Investigators have found that nuclear weapons designs obtained by Libya through a Pakistani smuggling network originated in China, The Washington Post reported Sunday.
Documents turned over by Libya contain evidence of China's role in transferring nuclear technology to Pakistan in the early 1980s, the Post said, citing government officials and arms experts.
The Chinese designs were sold to Libya by a Pakistani-led trading network that is the target of an international investigation, the Post said. The report did not say whether Chinese officials were believed to have known of the transfer to Libya.
China's actions "were irresponsible and short-sighted, and raise questions about what else China provided to Pakistan's nuclear program," the newspaper quoted David Albright, a nuclear physicist and former U.N. weapons inspector in Iraq, as saying. "These documents also raise questions about whether Iran, North Korea and perhaps others received these documents from Pakistanis or their agents."
The Chinese Foreign Ministry did not respond Sunday to a request for comment on the report. China is Pakistan's main arms supplier and one of its closest military allies.
The documents were turned over to U.S. officials in November following Libyan leader Moammar Gaddafi's decision to renounce weapons of mass destruction and open his country's weapons laboratories to international inspection, the Post said.
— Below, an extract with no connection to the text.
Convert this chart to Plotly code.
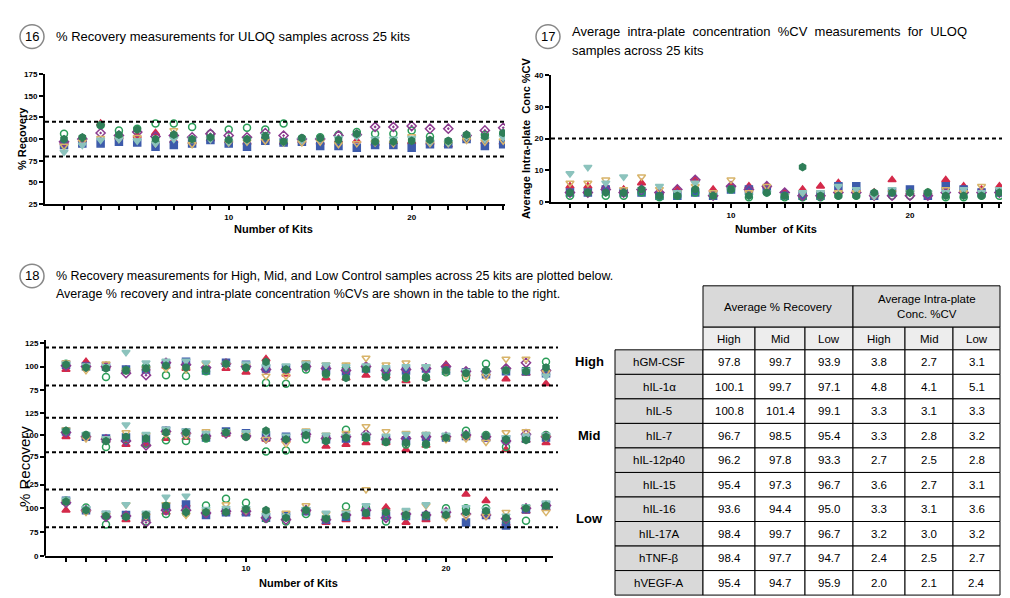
import plotly.graph_objects as go

W, H = 1010, 598

kits = list(range(1, 26))

# analyte series shown in the scatter panels
series_names = ["hGM-CSF", "hIL-1α", "hIL-5", "hIL-7", "hIL-15", "hIL-16", "hIL-17A"]

uloq_recovery = {
    "hGM-CSF": [96, 99, 118, 102, 104, 107, 98, 97, 100, 98, 96, 100, 96, 98, 96, 98, 98, 95, 97, 97, 96, 93, 101, 97, 96],
    "hIL-1α": [93, 95, 95, 97, 96, 91, 93, 95, 99, 95, 91, 98, 96, 97, 92, 92, 90, 93, 93, 90, 94, 94, 100, 92, 94],
    "hIL-5": [106, 101, 116, 110, 112, 118, 118, 114, 106, 111, 113, 111, 118, 101, 102, 105, 108, 106, 106, 110, 103, 97, 103, 105, 106],
    "hIL-7": [97, 100, 107, 104, 108, 103, 104, 102, 106, 104, 102, 107, 104, 100, 100, 104, 105, 114, 114, 115, 112, 112, 104, 110, 113],
    "hIL-15": [92, 97, 101, 100, 102, 95, 110, 94, 100, 96, 97, 98, 96, 96, 97, 94, 95, 96, 95, 103, 95, 95, 99, 97, 98],
    "hIL-16": [85, 93, 99, 100, 98, 95, 100, 100, 100, 97, 99, 104, 97, 99, 100, 101, 103, 100, 100, 101, 97, 96, 103, 100, 102],
    "hIL-17A": [100, 102, 116, 105, 111, 100, 105, 100, 102, 99, 100, 103, 97, 101, 101, 99, 106, 97, 97, 98, 99, 98, 105, 103, 107],
}

uloq_cv = {
    "hGM-CSF": [5, 5, 5, 4, 6, 3, 4, 7, 4, 5, 5, 5, 3, 4, 5, 6, 4, 3, 7, 3, 3, 7, 5, 4, 5],
    "hIL-1α": [3, 3, 4, 3, 3, 2, 2, 3, 2, 4, 4, 4, 2, 2, 2, 5, 5, 2, 3, 4, 2, 5, 4, 3, 3],
    "hIL-5": [2, 3, 2, 2, 3, 1.5, 2, 3, 2, 4, 1.5, 3, 1.5, 1.5, 1.5, 2, 2, 2, 2, 2, 3, 1.5, 1.5, 2, 2],
    "hIL-7": [3, 3, 4, 3, 4, 3, 4, 7, 2, 5, 4, 5, 3, 2, 2, 3, 3, 2, 2, 2, 2, 3, 3, 3, 3],
    "hIL-15": [6, 6, 7, 4, 8, 4, 3, 5, 3, 7, 3, 5, 2, 3, 3, 3, 3, 2, 3, 3, 3, 4, 3, 5, 4],
    "hIL-16": [9, 11, 6, 8, 4, 5, 3, 6, 2, 4, 2, 3, 2, 3, 3, 5, 4, 2, 4, 3, 3, 3, 4, 3, 4],
    "hIL-17A": [3, 3, 3, 3, 4, 2, 2, 4, 2, 4, 2, 3, 2, 11, 2, 2, 2, 3, 3, 3, 3, 2, 2, 2, 3],
}

high_recovery = {
    "hGM-CSF": [97, 105, 100, 97, 98, 100, 98, 100, 98, 94, 108, 92, 102, 88, 88, 91, 90, 85, 88, 102, 92, 93, 87, 93, 82],
    "hIL-1α": [102, 100, 100, 97, 97, 103, 105, 96, 104, 102, 98, 98, 102, 97, 95, 98, 95, 96, 98, 96, 94, 92, 95, 95, 93],
    "hIL-5": [103, 100, 89, 96, 100, 91, 90, 95, 103, 99, 83, 82, 97, 92, 99, 99, 92, 88, 89, 94, 88, 103, 96, 96, 105],
    "hIL-7": [101, 100, 100, 93, 91, 104, 102, 99, 103, 100, 97, 97, 100, 98, 96, 100, 96, 97, 98, 100, 95, 95, 98, 104, 96],
    "hIL-15": [104, 96, 103, 96, 98, 98, 97, 103, 102, 101, 90, 90, 104, 102, 102, 109, 102, 104, 100, 95, 90, 90, 108, 108, 94],
    "hIL-16": [103, 101, 100, 115, 104, 106, 106, 104, 103, 103, 100, 101, 103, 102, 100, 101, 99, 100, 100, 96, 95, 94, 95, 96, 90],
    "hIL-17A": [102, 99, 98, 96, 98, 101, 99, 97, 103, 99, 105, 97, 100, 93, 88, 97, 89, 89, 88, 96, 93, 96, 96, 95, 99],
}

mid_recovery = {
    "hGM-CSF": [98, 97, 94, 89, 89, 96, 97, 98, 101, 99, 95, 94, 100, 87, 89, 91, 91, 83, 88, 97, 100, 96, 83, 94, 91],
    "hIL-1α": [104, 98, 96, 97, 96, 105, 103, 97, 104, 102, 98, 98, 101, 95, 96, 98, 95, 94, 98, 97, 99, 97, 95, 96, 97],
    "hIL-5": [104, 100, 86, 94, 90, 94, 93, 96, 103, 98, 81, 82, 95, 94, 106, 97, 92, 89, 89, 97, 105, 100, 86, 96, 100],
    "hIL-7": [103, 98, 95, 93, 88, 104, 102, 99, 102, 99, 96, 95, 101, 96, 98, 101, 95, 96, 98, 98, 100, 98, 93, 101, 98],
    "hIL-15": [106, 96, 96, 103, 100, 101, 100, 104, 103, 100, 95, 90, 105, 100, 102, 110, 104, 102, 101, 95, 96, 92, 103, 104, 97],
    "hIL-16": [105, 101, 96, 112, 101, 107, 105, 102, 104, 103, 102, 99, 104, 100, 99, 100, 99, 101, 101, 100, 101, 99, 97, 99, 100],
    "hIL-17A": [105, 100, 93, 98, 96, 103, 103, 97, 103, 98, 105, 95, 100, 93, 97, 98, 92, 91, 90, 97, 100, 99, 95, 94, 98],
}

low_recovery = {
    "hGM-CSF": [98, 98, 93, 88, 89, 96, 104, 96, 96, 95, 91, 90, 98, 85, 88, 91, 101, 85, 88, 93, 115, 108, 84, 97, 100],
    "hIL-1α": [108, 98, 93, 93, 91, 102, 104, 93, 96, 96, 90, 92, 97, 88, 91, 96, 92, 92, 92, 94, 85, 93, 82, 99, 103],
    "hIL-5": [108, 101, 83, 92, 86, 94, 95, 103, 110, 106, 89, 86, 94, 90, 102, 101, 86, 92, 92, 100, 100, 100, 88, 87, 102],
    "hIL-7": [106, 98, 91, 92, 85, 98, 98, 95, 97, 97, 90, 88, 98, 88, 93, 98, 90, 94, 93, 96, 94, 93, 89, 100, 103],
    "hIL-15": [107, 96, 93, 104, 92, 104, 93, 97, 104, 98, 95, 95, 103, 94, 96, 120, 96, 97, 103, 90, 92, 92, 96, 101, 96],
    "hIL-16": [109, 100, 95, 104, 95, 112, 113, 99, 100, 100, 93, 92, 99, 95, 95, 103, 96, 98, 104, 97, 101, 99, 92, 102, 106],
    "hIL-17A": [107, 98, 92, 91, 93, 103, 96, 96, 96, 99, 98, 90, 98, 89, 92, 95, 96, 93, 93, 93, 96, 97, 90, 100, 103],
}

# table data
table_analytes = ["hGM-CSF", "hIL-1α", "hIL-5", "hIL-7", "hIL-12p40", "hIL-15", "hIL-16", "hIL-17A", "hTNF-β", "hVEGF-A"]
rec_high = ["97.8", "100.1", "100.8", "96.7", "96.2", "95.4", "93.6", "98.4", "98.4", "95.4"]
rec_mid = ["99.7", "99.7", "101.4", "98.5", "97.8", "97.3", "94.4", "99.7", "97.7", "94.7"]
rec_low = ["93.9", "97.1", "99.1", "95.4", "93.3", "96.7", "95.0", "96.7", "94.7", "95.9"]
cv_high = ["3.8", "4.8", "3.3", "3.3", "2.7", "3.6", "3.3", "3.2", "2.4", "2.0"]
cv_mid = ["2.7", "4.1", "3.1", "2.8", "2.5", "2.7", "3.1", "3.0", "2.5", "2.1"]
cv_low = ["3.1", "5.1", "3.3", "3.2", "2.8", "3.1", "3.6", "3.2", "2.7", "2.4"]

styles = {
    "hGM-CSF": dict(symbol="triangle-up", color="#d42a4a"),
    "hIL-1α": dict(symbol="square", color="#3d5bab"),
    "hIL-5": dict(symbol="circle-open", color="#2a9d58"),
    "hIL-7": dict(symbol="diamond-open-dot", color="#8b3a8f"),
    "hIL-15": dict(symbol="triangle-down-open", color="#d8b46a"),
    "hIL-16": dict(symbol="triangle-down", color="#8cc3bd"),
    "hIL-17A": dict(symbol="hexagon", color="#2f7e58"),
}

FONT = "Liberation Sans, Arial, sans-serif"


def px(x):
    return x / W


def py(y):
    return 1 - y / H


fig = go.Figure()


def add_panel(data, xa, ya):
    for name in series_names:
        st = styles[name]
        fig.add_trace(go.Scatter(
            x=kits, y=data[name], mode="markers", name=name,
            xaxis=xa, yaxis=ya, showlegend=False,
            marker=dict(symbol=st["symbol"], color=st["color"], size=7,
                        line=dict(width=1.5, color=st["color"])),
        ))


add_panel(uloq_recovery, "x", "y")
add_panel(uloq_cv, "x2", "y2")
add_panel(high_recovery, "x3", "y3")
add_panel(mid_recovery, "x3", "y4")
add_panel(low_recovery, "x3", "y5")

kit_ticks = dict(tickvals=kits, ticktext=[str(k) if k in (10, 20) else "" for k in kits])
axis_common = dict(showgrid=False, zeroline=False, showline=True, linecolor="black", linewidth=2,
                   ticks="outside", ticklen=4, tickwidth=1.5, tickcolor="black",
                   tickfont=dict(family=FONT, size=8, color="black", weight="bold"))

fig.update_layout(
    width=W, height=H, margin=dict(l=0, r=0, t=0, b=0),
    paper_bgcolor="white", plot_bgcolor="white",
    font=dict(family=FONT, color="black"),
    xaxis=dict(domain=[px(37), px(497)], range=[-0.04, 25.1], anchor="y", **kit_ticks, **axis_common),
    yaxis=dict(domain=[py(195), py(63)], range=[25, 175], dtick=25, anchor="x", **axis_common),
    xaxis2=dict(domain=[px(543), px(995)], range=[-0.06, 25.2], anchor="y2", **kit_ticks, **axis_common),
    yaxis2=dict(domain=[py(193), py(64)], range=[0, 40], dtick=10, anchor="x2", **axis_common),
    xaxis3=dict(domain=[px(37), px(545)], range=[-0.05, 25.35], anchor="y5", **kit_ticks, **axis_common),
)
seg = dict(axis_common)
seg["showline"] = False
fig.update_layout(
    yaxis3=dict(domain=[py(387), py(333)], range=[72, 128], tickvals=[75, 100, 125], anchor="x3", **seg),
    yaxis4=dict(domain=[py(454), py(405)], range=[72, 128], tickvals=[75, 100, 125], anchor="x3", **seg),
    yaxis5=dict(domain=[py(552), py(477)], range=[50, 128], tickvals=[50, 75, 100, 125],
                ticktext=["0", "75", "100", "125"], anchor="x3", **seg),
)

dash = dict(color="black", width=2, dash="4px,3px")
fig.add_shape(type="line", xref="x domain", yref="y", x0=0, x1=1, y0=80, y1=80, line=dash)
fig.add_shape(type="line", xref="x domain", yref="y", x0=0, x1=1, y0=120, y1=120, line=dash)
fig.add_shape(type="line", xref="x2 domain", yref="y2", x0=0, x1=1, y0=20, y1=20, line=dash)
for yr in ("y3", "y4", "y5"):
    for v in (80, 120):
        fig.add_shape(type="line", xref="paper", yref=yr, x0=px(37), x1=px(550), y0=v, y1=v, line=dash)
fig.add_shape(type="line", xref="paper", yref="paper", x0=px(37), x1=px(37), y0=py(552), y1=py(333),
              line=dict(color="black", width=2))

ann = []


def text(x, y, s, size=12.5, xanchor="left", yanchor="middle", **kw):
    ann.append(dict(x=px(x), y=py(y), xref="paper", yref="paper", text=s, showarrow=False,
                    xanchor=xanchor, yanchor=yanchor, font=dict(family=FONT, size=size, color="black"), **kw))


# circled panel numbers
for cx, cy, num in ((24, 25, "16"), (540, 25, "17"), (24, 268, "18")):
    fig.add_shape(type="circle", xref="paper", yref="paper", x0=px(cx - 12), x1=px(cx + 12),
                  y0=py(cy + 12), y1=py(cy - 12), line=dict(color="#888", width=1.5))
    text(cx, cy, num, size=13, xanchor="center")

text(46, 25, "% Recovery measurements for ULOQ samples across 25 kits", size=13)
text(562, 20, "Average  intra-plate  concentration  %CV  measurements  for  ULOQ", size=13)
text(562, 39, "samples across 25 kits", size=13)
text(46, 268, "% Recovery measurements for High, Mid, and Low Control samples across 25 kits are plotted below.", size=12.5)
text(46, 286, "Average % recovery and intra-plate concentration %CVs are shown in the table to the right.", size=12.5)

text(265, 220, "<b>Number of Kits</b>", size=11, xanchor="center")
text(768, 220, "<b>Number  of Kits</b>", size=11, xanchor="center")
text(290, 580, "<b>Number of Kits</b>", size=11, xanchor="center")
text(14, 129, "<b>% Recovery</b>", size=11, xanchor="center", textangle=-90)
text(518, 128, "<b>Average Intra-plate  Conc %CV</b>", size=11, xanchor="center", textangle=-90)
text(16, 462, "% Recovery", size=15, xanchor="center", textangle=-90)
text(581, 355, "<b>High</b>", size=13, xanchor="center")
text(581, 430, "<b>Mid</b>", size=13, xanchor="center")
text(581, 514, "<b>Low</b>", size=13, xanchor="center")

# table
col_x = [607, 695, 747, 797, 845, 897, 945, 992]
r0, r1, r2 = 278, 320, 343
row_h = (592 - r2) / len(table_analytes)
line = dict(color="black", width=1)


def rect(x0, y0, x1, y1, fill):
    fig.add_shape(type="rect", xref="paper", yref="paper", x0=px(x0), x1=px(x1), y0=py(y1), y1=py(y0),
                  fillcolor=fill, line=line, layer="below")


rect(col_x[1], r0, col_x[4], r1, "#d9d9d9")
rect(col_x[4], r0, col_x[7], r1, "#d9d9d9")
text((col_x[1] + col_x[4]) / 2, (r0 + r1) / 2, "Average % Recovery", size=11.5, xanchor="center")
text((col_x[4] + col_x[7]) / 2, (r0 + r1) / 2, "Average Intra-plate<br>Conc. %CV", size=11.5, xanchor="center")
for i, lab in enumerate(["High", "Mid", "Low", "High", "Mid", "Low"]):
    rect(col_x[i + 1], r1, col_x[i + 2], r2, "#ededed")
    text((col_x[i + 1] + col_x[i + 2]) / 2, (r1 + r2) / 2, lab, size=11.5, xanchor="center")
cols = [rec_high, rec_mid, rec_low, cv_high, cv_mid, cv_low]
for r, name in enumerate(table_analytes):
    y0 = r2 + r * row_h
    y1 = y0 + row_h
    rect(col_x[0], y0, col_x[1], y1, "#d9d9d9")
    text((col_x[0] + col_x[1]) / 2, (y0 + y1) / 2, name, size=11.5, xanchor="center")
    for c, vals in enumerate(cols):
        rect(col_x[c + 1], y0, col_x[c + 2], y1, "white")
        text((col_x[c + 1] + col_x[c + 2]) / 2, (y0 + y1) / 2, vals[r], size=11.5, xanchor="center")

fig.update_layout(annotations=ann)
fig.write_html("out.html")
It said they had been analyzed by experts from the United States, Britain and the Vienna-based International Atomic Energy Agency, the U.N. nuclear watchdog.
The founder of Pakistan's nuclear weapons program, Abdul Qadeer Khan, admitted in a televised confession last month that he passed nuclear secrets to North Korea, Libya and Iran.
Pakistan exploded its first nuclear bomb in 1998, but it was a more modern design than the one sold to Libya, Albright told the Post.
The Libyan documents, some of which included text in Chinese, contained step-by-step instructions for assembling an implosion-type, 1,000-pound nuclear bomb that could be carried by a large ballistic missile as well as technical instructions for manufacturing components for the device, the Post said, citing unidentified officials and experts.
The newspaper noted that Libya did not possess a missile large enough for the weapon.
But Albright told the Post that the bomb blueprints in the Libyan documents "would be highly useful to countries such as Iran and North Korea" which had more developed ballistic missile programs.
The newspaper quoted officials familiar with the documents as saying the device depicted in the blueprints appears similar to a weapon tested by China in the 1960s. One Europe-based weapons expert told the newspaper that such a relatively simple design might be coveted by terrorist groups and could be carried in a pickup truck.
Jonathan Wolfsthal, a nonproliferation expert at the Carnegie Endowment for International Peace, told the Post that China's views on proliferation have changed dramatically since the 1980s, and its leaders are now more cooperative in working with other countries to stop the spread of nuclear weapons technology.